Exhibit 3.1
CERTIFICATE OF AMENDMENT OF
CERTIFICATE OF INCORPORATION OF
CALLON PETROLEUM COMPANY

The undersigned, Michol L. Ecklund, Corporate Secretary of Callon Petroleum Company (the “Corporation”), a corporation organized and existing under and by virtue of the General Corporation Law of the State of Delaware (the “DGCL”), does hereby certify as follows:
FIRST: The name of the Corporation is Callon Petroleum Company.
SECOND: This Amendment (the “Amendment”) to the Certificate of Incorporation of the Corporation (the “Certificate”) was duly adopted in accordance with the provisions of Section 242 of the DGCL. The Board of Directors has duly adopted resolutions setting forth and declaring advisable this Amendment, and the holders of a majority of the outstanding stock of the Corporation entitled to vote at the meeting of the stockholders called and held upon notice in accordance with Section 222 of the DGCL for the purpose of voting on the Amendment have voted in favor of this Amendment.

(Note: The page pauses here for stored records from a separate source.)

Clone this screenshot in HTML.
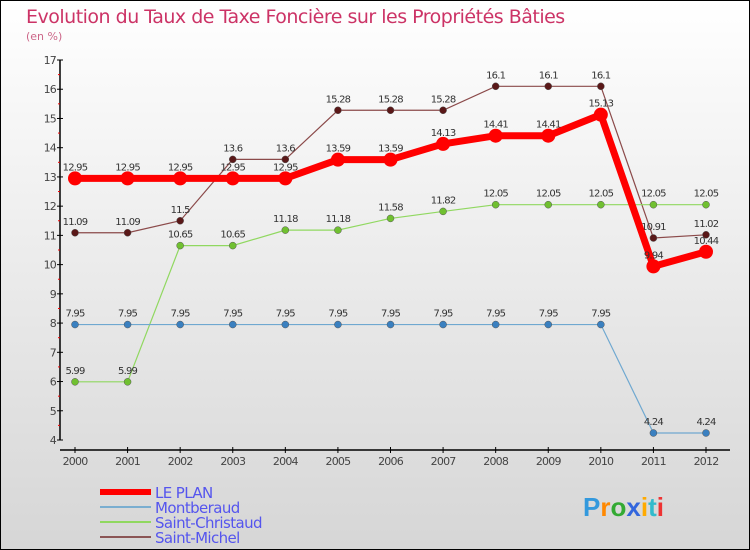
<!DOCTYPE html>
<html><head><meta charset="utf-8"><style>
body{margin:0}
svg{display:block;font-family:"DejaVu Sans","Liberation Sans",sans-serif}
</style></head><body>
<svg width="750" height="550" viewBox="0 0 750 550" xmlns="http://www.w3.org/2000/svg">
<defs><linearGradient id="bg" x1="0" y1="0" x2="0" y2="1"><stop offset="0" stop-color="#ffffff"/><stop offset="1" stop-color="#d6d6d6"/></linearGradient></defs>
<rect x="0.5" y="0.5" width="749" height="549" fill="url(#bg)" stroke="#000"/>
<text x="26" y="23" font-size="19" fill="#cc3366" letter-spacing="-0.5">Evolution du Taux de Taxe Foncière sur les Propriétés Bâties</text>
<text x="26" y="40" font-size="11" fill="#cc6688">(en %)</text>
<g id="axes"></g>
<g id="series"></g>
<g id="legend"></g>
<g font-size="26" font-weight="bold" font-family="Liberation Sans,sans-serif">
<text x="583" y="516"><tspan fill="#3399dd">P</tspan><tspan fill="#ff8800">r</tspan><tspan fill="#33aa33">o</tspan><tspan fill="#3366dd">x</tspan><tspan fill="#ffaa00">i</tspan><tspan fill="#33bbcc">t</tspan><tspan fill="#ee3333">i</tspan></text>
</g>
</svg>
<script>
const years=[2000,2001,2002,2003,2004,2005,2006,2007,2008,2009,2010,2011,2012];
const yTicks=[4,5,6,7,8,9,10,11,12,13,14,15,16,17];
const lePlan=[12.95,12.95,12.95,12.95,12.95,13.59,13.59,14.13,14.41,14.41,15.13,9.94,10.44];
const montberaud=[7.95,7.95,7.95,7.95,7.95,7.95,7.95,7.95,7.95,7.95,7.95,4.24,4.24];
const saintChristaud=[5.99,5.99,10.65,10.65,11.18,11.18,11.58,11.82,12.05,12.05,12.05,12.05,12.05];
const saintMichel=[11.09,11.09,11.5,13.6,13.6,15.28,15.28,15.28,16.1,16.1,16.1,10.91,11.02];
const NS="http://www.w3.org/2000/svg";
function X(i){return 75+i*(706-75)/12;}
function Y(v){return 440-(v-4)*(380/13);}
function mk(tag,attrs,parent,txt){const e=document.createElementNS(NS,tag);for(const k in attrs)e.setAttribute(k,attrs[k]);if(txt!==undefined)e.textContent=txt;parent.appendChild(e);return e;}
const ax=document.getElementById('axes');
let e=mk('line',{x1:60,y1:60,x2:60,y2:440,stroke:'#000','stroke-width':1.5},ax);


e=mk('line',{x1:60,y1:450,x2:730,y2:450,stroke:'#000','stroke-width':1.5},ax);


yTicks.forEach((t,i)=>{const y=Y(t);
mk('line',{x1:57,y1:y,x2:63,y2:y,stroke:'#000'},ax);
if(i<yTicks.length-1)mk('line',{x1:58,y1:Y(t+0.5),x2:60,y2:Y(t+0.5),stroke:'#e00'},ax);
e=mk('text',{x:56,y:y+4,'font-size':11,fill:'#444','text-anchor':'end','letter-spacing':'-0.8'},ax,String(t));

});
years.forEach((yr,i)=>{const x=X(i);
mk('line',{x1:x,y1:447,x2:x,y2:453,stroke:'#000'},ax);
e=mk('text',{x:x,y:465,'font-size':11,fill:'#444','text-anchor':'middle','letter-spacing':'-0.8'},ax,String(yr));

});
const sg=document.getElementById('series');
const series=[
{name:'saint-michel',d:saintMichel,line:'#8b4a4a',w:1.2,pt:'#5a1818',r:3.5},
{name:'saint-christaud',d:saintChristaud,line:'#90d860',w:1.2,pt:'#70c030',r:3.5},
{name:'montberaud',d:montberaud,line:'#6fa8d0',w:1.2,pt:'#3a80c0',r:3.5},
{name:'le-plan',d:lePlan,line:'#ff0000',w:7,pt:'#ff0000',r:7}];
series.forEach(s=>{const g=mk('g',{},sg);


const p=mk('polyline',{points:s.d.map((v,i)=>X(i)+','+Y(v)).join(' '),fill:'none',stroke:s.line,'stroke-width':s.w},g);


s.d.forEach((v,i)=>{const c=mk('circle',{cx:X(i),cy:Y(v),r:s.r,fill:s.pt,stroke:s.r>5?'none':'#555','stroke-width':0.5},g);


const t=mk('text',{x:X(i),y:Y(v)-8,'font-size':10,fill:'#333','text-anchor':'middle','letter-spacing':'-0.8'},g,String(v));

});});
const lg=document.getElementById('legend');
const leg=[['LE PLAN','#ff0000',6],['Montberaud','#7aaed0',2],['Saint-Christaud','#90d860',2],['Saint-Michel','#8b5555',2]];
leg.forEach((l,i)=>{const y=492+i*15;const g=mk('g',{},lg);


mk('line',{x1:100,y1:y,x2:151,y2:y,stroke:l[1],'stroke-width':l[2]},g);
mk('text',{x:155,y:y+6,'font-size':15,fill:'#5555ee','letter-spacing':'-0.6'},g,l[0]);});
</script>
</body></html>
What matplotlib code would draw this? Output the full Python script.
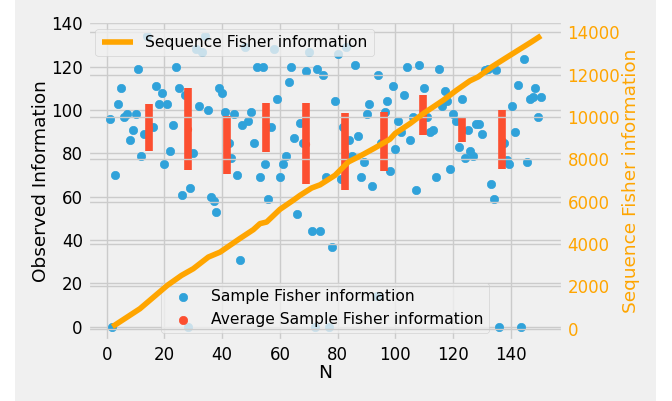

THIRD: Upon the filing and effectiveness (the “Effective Time”) of this Amendment pursuant to the DGCL, the Certificate is hereby amended by amending and restating the first sentence of Article Four to be and read as follows:
The Corporation shall have authority to issue two classes of stock, and the total number authorized shall be 52,500,000 shares of Common Stock, par value $0.01 per share, and 2,500,000 shares of Preferred Stock, par value $.01 per share.
FOURTH: Upon the Effective Time, each 10 shares of the Corporation’s common stock, par value $0.01 per share (the “Common Stock”) issued and outstanding at the Effective Time shall automatically be combined into one validly issued, fully paid and non-assessable share of Common Stock, without any action by the holder thereof, subject to the treatment of fractional interests as described below (the “Reverse Stock Split”). No certificates representing fractional shares of Common Stock shall be issued in connection with the Reverse Stock Split. Stockholders who otherwise would be entitled to receive fractional share interests of Common Stock in connection with the Reverse Stock Split shall, with respect to such fractional interest, be entitled to receive cash, without interest, in lieu of fractional shares of Common Stock, in an amount equal to the proceeds attributable to the sale of such fractional interest following the aggregation and sale at the then-prevailing prices on the open market by the Company’s transfer agent of all fractional shares otherwise issuable. Each certificate that prior to such combination represented shares of Common Stock (“Old Certificates”) shall thereafter represent that number of shares of Common Stock into which the shares of Common Stock represented by such Old Certificate shall have been combined, subject to the elimination of fractional share interests as described above.
FIFTH: This Amendment shall become effective as of August 7, 2020 at 4:01p.m. EDT.
IN WITNESS WHEREOF, the undersigned has executed this amendment on behalf of the Corporation and has attested such execution and does verify and affirm, under penalty of perjury, that this amendment is the act and deed of the Corporation and that the facts stated herein are true as of this 7th day of August 2020.